Unfortunately you also have to be lucky. As C.A. pointed out, you've got to touch a chord in an editor or agent to have a shot. As I wrote to one of my friends recently: "The more I think about it the more I realize that. It isn't enough to be in the top one or two percent of the writers out there. You've still got to get lucky or be in the top 0.2%. Actually, I think luck and persistence are the main factors, because when you get to the top 1% or so it is really just a matter of editor tastes and editorial needs."
When you get past a certain level of writing skills the issue isn't really some objective measure of quality. It's more what the editor likes and what marketing thinks will sell.
Based on the output from a lot of publishers lately, I suspect that people who actually read and like books have less and less influence as years go by. Marketing types who see themselves as selling interchangeable generic "widgets" push in and "professionalize" the creative spark out of the industry. To which I say how can you expect to grow a market if you don't understand it?
Oh well. Enough ranting. Off to try to get some books published.
Baen takes direct submissions too. Good luck!

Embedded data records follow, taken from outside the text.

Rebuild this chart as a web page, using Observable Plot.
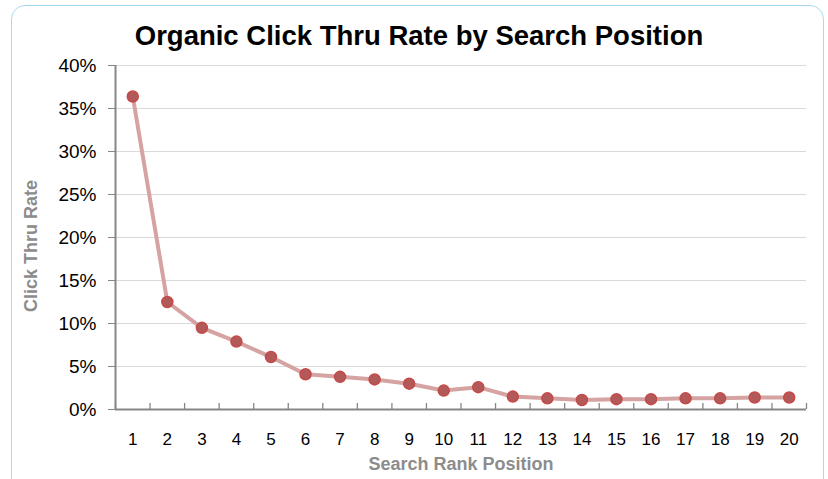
<!DOCTYPE html>
<html>
<head>
<meta charset="utf-8">
<script src="https://cdn.jsdelivr.net/npm/d3@7"></script>
<script src="https://cdn.jsdelivr.net/npm/@observablehq/plot@0.6"></script>
<style>
  html, body { margin: 0; padding: 0; background: #fff; }
  body { width: 828px; height: 479px; position: relative; overflow: hidden; font-family: "Liberation Sans", Arial, sans-serif; }
  #frame { position: absolute; left: 11px; top: 5px; width: 813px; height: 490px; border: 1.5px solid #a9d9f0; border-radius: 14px; box-sizing: border-box; }
  #title { position: absolute; left: 0; top: 36px; width: 838px; text-align: center; transform: translateY(-50%); font-weight: bold; font-size: 27.5px; line-height: 1; color: #000; }
  #chart { position: absolute; left: 0; top: 56px; }
  #ylabel { position: absolute; left: 31px; top: 246px; transform: translate(-50%, -50%) rotate(-90deg); font-weight: bold; font-size: 18px; color: #8c8c8c; white-space: nowrap; }
  #xlabel { position: absolute; left: 461px; top: 464px; transform: translate(-50%, -50%); font-weight: bold; font-size: 18px; color: #8c8c8c; white-space: nowrap; }
</style>
</head>
<body>
<div id="frame"></div>
<div id="title">Organic Click Thru Rate by Search Position</div>
<div id="chart"></div>
<div id="ylabel">Click Thru Rate</div>
<div id="xlabel">Search Rank Position</div>
<script>
const positions = [1,2,3,4,5,6,7,8,9,10,11,12,13,14,15,16,17,18,19,20];
const ctr = [36.4,12.5,9.5,7.9,6.1,4.1,3.8,3.5,3.0,2.2,2.6,1.5,1.3,1.1,1.2,1.2,1.3,1.3,1.4,1.4];
const yTicks = [0,5,10,15,20,25,30,35,40];

const data = positions.map((p, i) => ({position: p, ctr: ctr[i]}));
const bandEdges = d3.range(0.5, 21, 1);

const chart = Plot.plot({
  width: 828,
  height: 423,
  marginTop: 9,
  marginBottom: 70,
  marginLeft: 115,
  marginRight: 22,
  style: {fontFamily: '"Liberation Sans", Arial, sans-serif', fontSize: "17px", color: "#000", background: "transparent"},
  x: {domain: [0.5, 20.5], label: null},
  y: {domain: [0, 40], label: null},
  marks: [
    Plot.gridY(yTicks.filter(d => d > 0), {stroke: "#d9d9d9", strokeOpacity: 1, strokeWidth: 1}),
    Plot.axisY(yTicks, {tickSize: 7, tickPadding: 12, stroke: "#868686", tickFormat: d => d + "%", fontSize: 19, fill: "#000"}),
    Plot.axisX(positions, {tickSize: 0, tickPadding: 23, tickFormat: d => String(d), fontSize: 17, fill: "#000"}),
    Plot.ruleX(bandEdges, {x: d => d, y1: 0, y2: 0.7, stroke: "#868686", strokeWidth: 1.3}),
    Plot.ruleY([0], {stroke: "#868686", strokeWidth: 2}),
    Plot.ruleX([0.5], {stroke: "#868686", strokeWidth: 2}),
    Plot.line(data, {x: "position", y: "ctr", stroke: "#d4a3a2", strokeWidth: 4}),
    Plot.dot(data, {x: "position", y: "ctr", r: 5.5, fill: "#b2595a", stroke: "#c54a48", strokeWidth: 1.5})
  ]
});
document.getElementById("chart").appendChild(chart);
</script>
</body>
</html>
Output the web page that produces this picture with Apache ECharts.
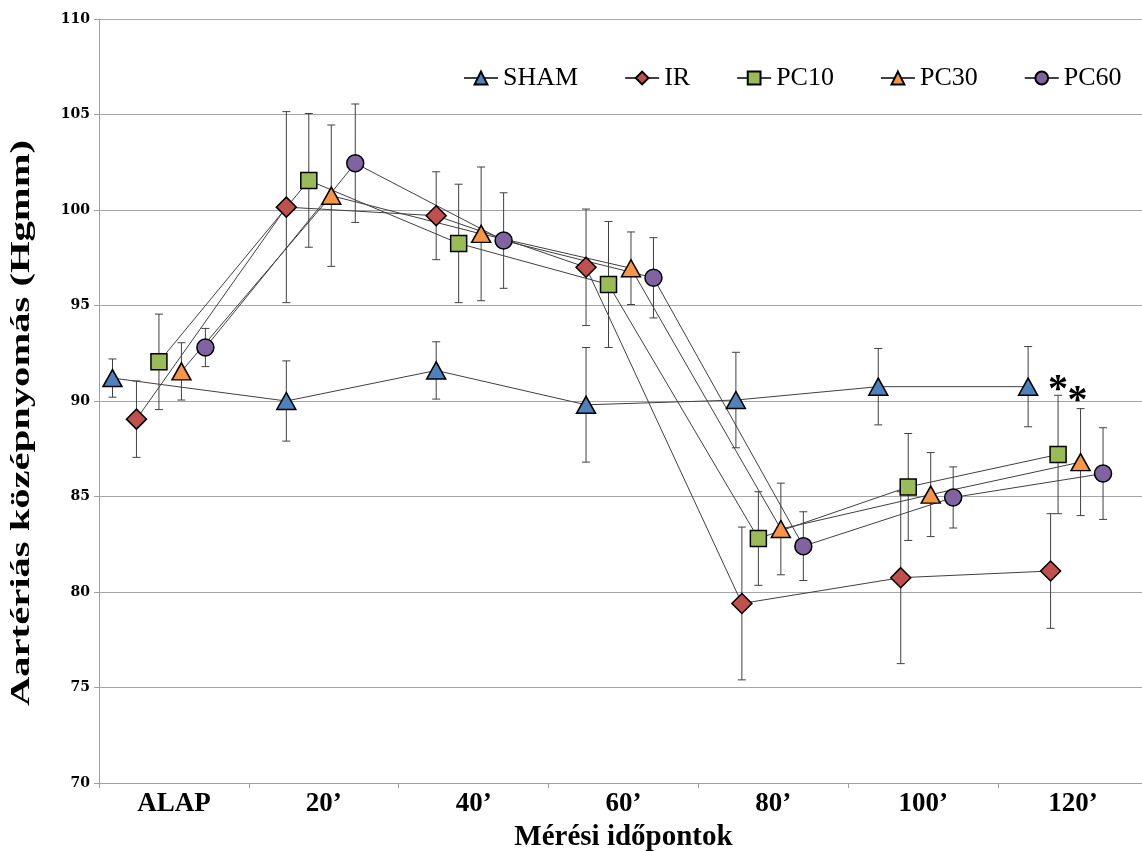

She asked him how the hell do new authors get published - his advice, write the whole book before you send a query letter, then give them a good outline and keep sending letters until you get a yes. He said, if the book idea is good a publisher will accept it, new writer or no, He also said he never lets anyone read his stuff before he submits it because it shakes his confidence. Yes, a best selling author and he still thinks he stinks. He said if he gets one negative comment it throws him into a tailspin and he can't write. I just felt like sharing that with you. Keep sending those letters Dale, I have no doubt you'll make it.
In addition, the world of non-fiction can be terribly disappointing. Again, leave out the self-help books- it will be highly personal as to whether any book is "good" or not. However, a survey of "how to" books that I've bought over the years shows a very low percentage that are useful. I must have 5 "how to use your camera" books that simply reproduce the company's catalog with generic advice that comes in the manual and/or is the same in every book. In other words, there is no new information or insight in them. Lately I've had better luck. I think that the availability of amazon reviews and similar reader reviews from other booksellers has been helpful.
I don't really trust book reviewers to give me good advice (though I am one). I read book reviews more to enjoy the review and to learn things than to decide if I want to read the book. I often hunt down reviews of complex books after I've read the book. I like to have the story unfold as the author intended, and don't even read book jacket summaries in most cases (I realize that sounds odd, but most people are a little odd, some of us perhaps a bit more than the statutory minimum).
I keep thinking about writing fiction but haven't started, though I'm now writing enough nonfiction blogs that I can't keep up with them all. My writing has certainly improved since September when I started my first blog.
I admire your desire and tenacity, and can say with no reservation that your piece was a pleasure to read, as were the comments it stimulated. Best of luck! Let's hope there's a blockbuster, not merely a Blockbuster, around the corner for you.
Now, it is my time. To work, to learn, to do whatever it takes to make it, if I can. I might not get published but I will give it my very best.
I will not quit, no matter the difficulty. For the very first time in my life I have found what I love, my joy, my bliss. So, I will be in the trenches alongside so many here on gather.
;o)
At the same time, though, it almost does.
-"I've learned. I've brought characters and plots to life. I've enjoyed writing. I'll continue to do so."
Love it.
I hope that one day a writing career opens up for you, you certainly deserve it. I loved Char.
Keep hope alive, and never give up on your writing.